7.         CERTIFICATE: I hereby declare that these minutes are a true copy of the minutes recorded in the Book of Registry of Minutes of Meetings of the Company’s Board of Directors.

 

_____________________________

Ana Paula Tarossi Silva

Secretary

 

 

SIGNATURES

        Pursuant to the requirement of the Securities Exchange Act of 1934, the registrant has duly caused this report to be signed on its behalf by the undersigned, thereunto duly authorized.

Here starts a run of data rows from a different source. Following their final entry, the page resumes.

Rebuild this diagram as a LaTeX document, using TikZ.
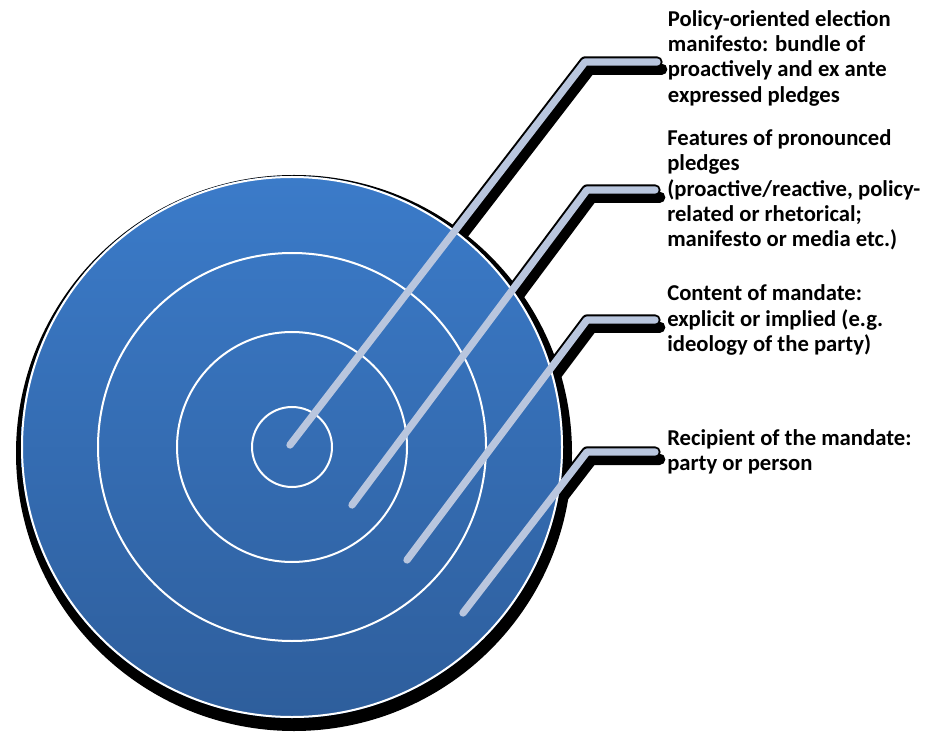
\documentclass[tikz,border=0pt]{standalone}
\usepackage{fontspec}
\setmainfont{Carlito}
\usetikzlibrary{positioning}

\definecolor{targettop}{HTML}{3B7BC9}
\definecolor{targetbottom}{HTML}{2E5E9C}
\definecolor{leaderblue}{HTML}{B9C6DE}

\begin{document}
\begin{tikzpicture}[x=0.75pt,y=0.75pt]
        \tikzstyle{note}=[align=left, inner sep=0pt, font=\bfseries\fontsize{17}{19}\selectfont, text=black]
        \tikzstyle{dropline}=[black, line width=8.5pt, line cap=round, line join=round]
        \tikzstyle{leadline}=[leaderblue, line width=5.5pt, line cap=round, line join=round]
        \tikzstyle{ring}=[white, line width=1.5pt]

        \useasboundingbox (0,0) rectangle (927,736);

        \coordinate (o) at (292,289);

        \coordinate (s1) at (290,291);  \coordinate (k1) at (585,674);  \coordinate (e1) at (657,674);
        \coordinate (s2) at (352,231);  \coordinate (k2) at (587,546);  \coordinate (e2) at (655,546);
        \coordinate (s3) at (407,176);  \coordinate (k3) at (587,416);  \coordinate (e3) at (655,416);
        \coordinate (s4) at (463,123);  \coordinate (k4) at (587,284);  \coordinate (e4) at (655,284);

        \node[note, right=8pt of e1, yshift=3pt] (pledges)   {Policy-oriented election\\ manifesto: bundle of\\ proactively and ex ante\\ expressed pledges};
        \node[note, right=9pt of e2]             (features)  {Features of pronounced\\ pledges\\ (proactive/reactive, policy-\\ related or rhetorical;\\ manifesto or media etc.)};
        \node[note, right=9pt of e3]             (content)   {Content of mandate:\\ explicit or implied (e.g.\\ ideology of the party)};
        \node[note, right=9pt of e4]             (recipient) {Recipient of the mandate:\\ party or person};

        % black outline and shadow of the leaders
        \foreach \i in {1,...,4} {
            \draw[dropline] (s\i) -- (k\i) -- (e\i);
            \draw[dropline] ([xshift=3.5pt,yshift=-5.5pt]s\i) -- ([xshift=3.5pt,yshift=-5.5pt]k\i) -- ([xshift=3.5pt,yshift=-5.5pt]e\i);
        }

        % target
        \fill[black] ([xshift=1.5pt,yshift=-4.5pt]o) circle (278);
        \shade[top color=targettop, bottom color=targetbottom] (o) circle (271);
        \draw[ring] (o) circle (270);
        \foreach \r in {40,115,194}
            \draw[ring] (o) circle (\r);

        \foreach \i in {1,...,4}
            \draw[leadline] (s\i) -- (k\i) -- (e\i);
    \end{tikzpicture}
\end{document}
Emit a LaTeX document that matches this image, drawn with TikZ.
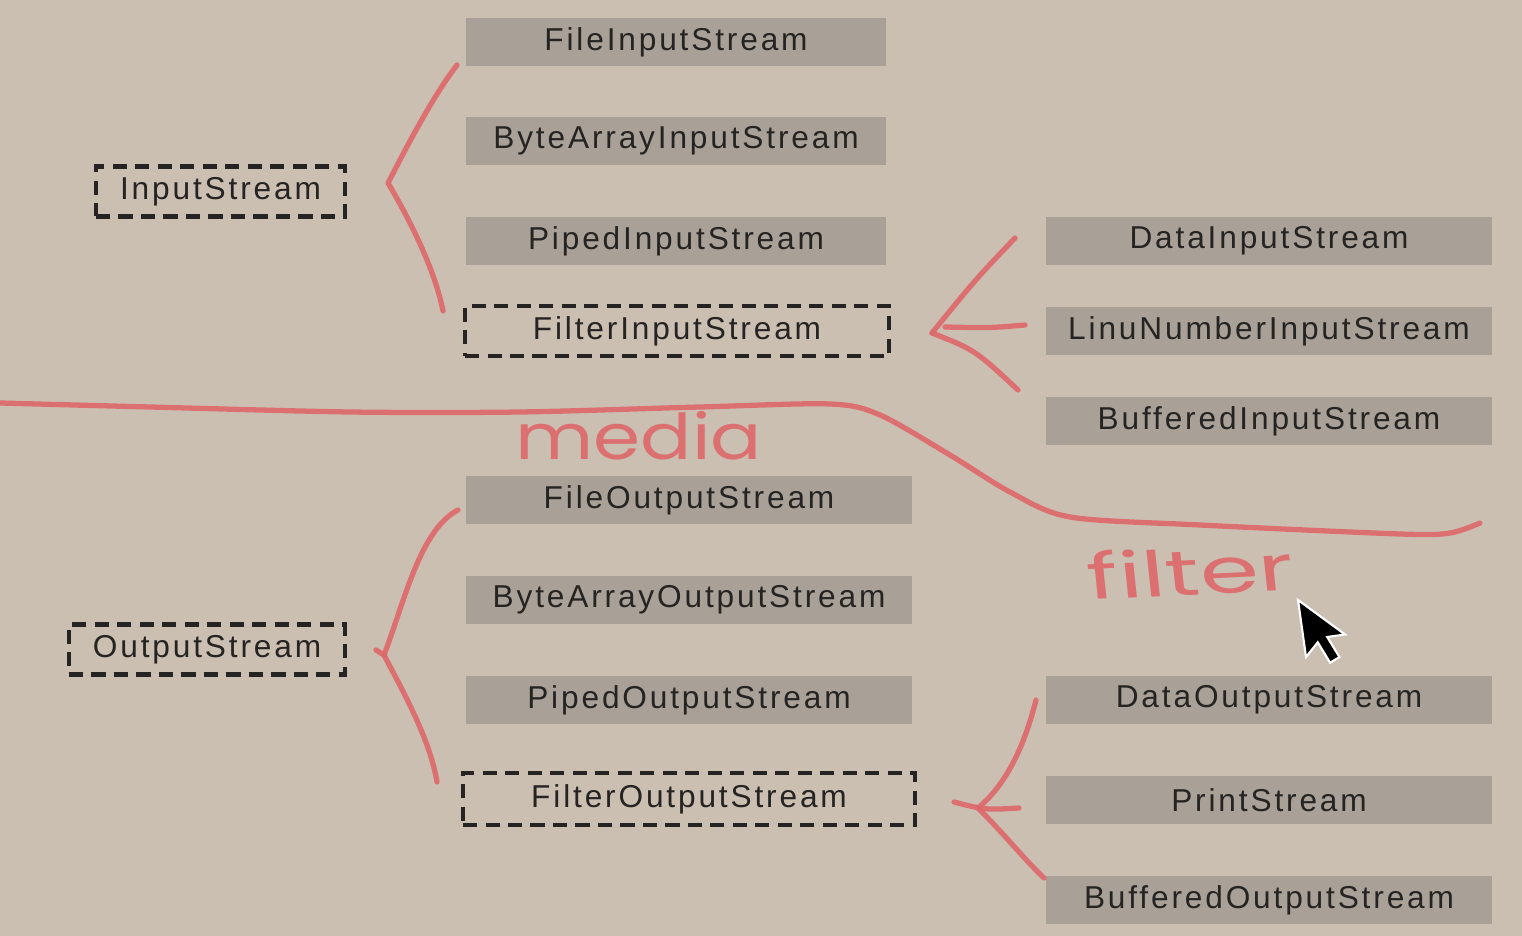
\documentclass[tikz,border=0pt]{standalone}
\usepackage{fontspec}
\setmainfont{Liberation Sans}[LetterSpace=9]
\newfontfamily\scribble{Poppins}
\usetikzlibrary{calc}
\definecolor{paper}{RGB}{203,191,178}
\definecolor{slab}{RGB}{169,161,151}
\definecolor{ink}{RGB}{38,36,34}
\definecolor{marker}{RGB}{222,104,106}
\tikzset{
  classbox/.style={fill=slab, text=ink, minimum height=0.48cm, inner sep=0pt, font=\fontsize{9}{11}\selectfont},
  abstractbox/.style={draw=ink, line width=1.4pt, dash pattern=on 4pt off 2.4pt, text=ink, minimum height=0.5cm, inner sep=0pt, font=\fontsize{9}{11}\selectfont},
  pen/.style={draw=marker, line width=1.5pt, line cap=round, line join=round, opacity=0.9},
  scrawl/.style={text=marker, opacity=0.9, inner sep=0pt, anchor=base, font=\scribble\fontsize{18}{18}\selectfont},
}

\begin{document}
\begin{tikzpicture}
		%%%%% START %%%%%
		
		\useasboundingbox[fill=paper] (0,0) rectangle (15.22,-9.36);
		
		% input side
		\node[abstractbox, minimum width=2.49cm] (is) at (2.205,-1.915) {InputStream};
		\node[classbox, minimum width=4.20cm] (fis) at (6.76,-0.42) {FileInputStream};
		\node[classbox, minimum width=4.20cm] (bais) at (6.76,-1.41) {ByteArrayInputStream};
		\node[classbox, minimum width=4.20cm] (pis) at (6.76,-2.41) {PipedInputStream};
		\node[abstractbox, minimum width=4.24cm] (filis) at (6.77,-3.31) {FilterInputStream};
		\node[classbox, minimum width=4.46cm] (dis) at (12.69,-2.41) {DataInputStream};
		\node[classbox, minimum width=4.46cm] (lnis) at (12.69,-3.31) {LinuNumberInputStream};
		\node[classbox, minimum width=4.46cm] (bis) at (12.69,-4.21) {BufferedInputStream};
		
		% output side
		\node[abstractbox, minimum width=2.76cm] (os) at (2.07,-6.495) {OutputStream};
		\node[classbox, minimum width=4.46cm] (fos) at (6.89,-5.00) {FileOutputStream};
		\node[classbox, minimum width=4.46cm] (baos) at (6.89,-6.00) {ByteArrayOutputStream};
		\node[classbox, minimum width=4.46cm] (pos) at (6.89,-7.00) {PipedOutputStream};
		\node[abstractbox, minimum width=4.52cm, minimum height=0.52cm] (filos) at (6.89,-7.99) {FilterOutputStream};
		\node[classbox, minimum width=4.46cm] (dos) at (12.69,-7.00) {DataOutputStream};
		\node[classbox, minimum width=4.46cm] (ps) at (12.69,-8.00) {PrintStream};
		\node[classbox, minimum width=4.46cm] (bos) at (12.69,-9.00) {BufferedOutputStream};
		
		% marker strokes
		\coordinate (isTip) at (3.88,-1.83);
		\coordinate (isTop) at (4.57,-0.65);
		\coordinate (isBot) at (4.43,-3.11);
		\draw[pen] (isTop) .. controls (4.30,-1.00) and (4.00,-1.60) .. (isTip) .. controls (4.10,-2.20) and (4.35,-2.70) .. (isBot);
		
		\coordinate (filisTip) at (9.32,-3.33);
		\coordinate (disEnd) at (10.15,-2.38);
		\coordinate (lnisEnd) at (10.25,-3.25);
		\coordinate (bisEnd) at (10.18,-3.90);
		\draw[pen] (disEnd) .. controls (9.75,-2.80) .. (filisTip);
		\draw[pen] (lnisEnd) .. controls (9.90,-3.28) .. (9.45,-3.27);
		\draw[pen] (filisTip) .. controls (9.75,-3.50) .. (bisEnd);
		
		\coordinate (osTip) at (3.84,-6.55);
		\coordinate (osTop) at (4.58,-5.10);
		\coordinate (osBot) at (4.37,-7.82);
		\draw[pen] (osTop) .. controls (4.20,-5.30) and (4.05,-6.00) .. (osTip) .. controls (4.05,-6.95) and (4.30,-7.40) .. (osBot);
		\draw[pen] (3.76,-6.50) -- (osTip);
		
		\coordinate (filosTip) at (9.78,-8.08);
		\coordinate (dosEnd) at (10.36,-7.00);
		\coordinate (bosEnd) at (10.44,-8.78);
		\draw[pen] (dosEnd) .. controls (10.22,-7.55) and (10.02,-7.88) .. (filosTip);
		\draw[pen] (9.54,-8.02) .. controls (9.85,-8.10) .. (10.19,-8.08);
		\draw[pen] (filosTip) .. controls (10.05,-8.35) and (10.25,-8.60) .. (bosEnd);
		
		\draw[pen] plot[smooth] coordinates {(0,-4.03) (1.5,-4.07) (3.5,-4.12) (5.2,-4.12) (7.0,-4.07) (8.3,-4.04) (8.8,-4.15) (9.5,-4.55) (10.1,-4.92) (10.7,-5.17) (12.0,-5.25) (14.0,-5.34) (14.5,-5.33) (14.8,-5.23)};
		
		\node[scrawl, xscale=1.2] (mediaTag) at (6.39,-4.60) {media};
		\node[scrawl, xscale=1.5, rotate=4] (filterTag) at (11.93,-5.95) {filter};
		
		% pointer
		\filldraw[fill=black, draw=white, line width=0.6pt, shift={(12.98,-6.00)}, scale=0.036, rotate=8] (0,0) -- (0,-16) -- (3.8,-12.4) -- (6.4,-18.5) -- (9.2,-17.3) -- (6.6,-11.3) -- (11.6,-11.3) -- cycle;
		
		%%%%% END %%%%%
	\end{tikzpicture}
\end{document}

COMPANHIA BRASILEIRA DE DISTRIBUIÇÃO



Date:  May 4, 2018 By:   /s/ Ronaldo Iabrudi 
         Name:   Ronaldo Iabrudi
         Title:     Chief Executive Officer



    By:    /s/ Daniela Sabbag            
         Name:  Daniela Sabbag 
         Title:     Investor Relations Officer


FORWARD-LOOKING STATEMENTS

This press release may contain forward-looking statements. These statements are statements that are not historical facts, and are based on management's current view and estimates offuture economic circumstances, industry conditions, company performance and financial results. The words "anticipates", "believes", "estimates", "expects", "plans" and similar expressions, as they relate to the company, are intended to identify forward-looking statements. Statements regarding the declaration or payment of dividends, the implementation of principal operating and financing strategies and capital expenditure plans, the direction of future operations and the factors or trends affecting financial condition, liquidity or results of operations are examples of forward-looking statements. Such statements reflect the current views of management and are subject to a number of risks and uncertainties. There is no guarantee that the expected events, trends or results will actually occur. The statements are based on many assumptions and factors, including general economic and market conditions, industry conditions, and operating factors. Any changes in such assumptions or factors could cause actual results to differ materially from current expectations.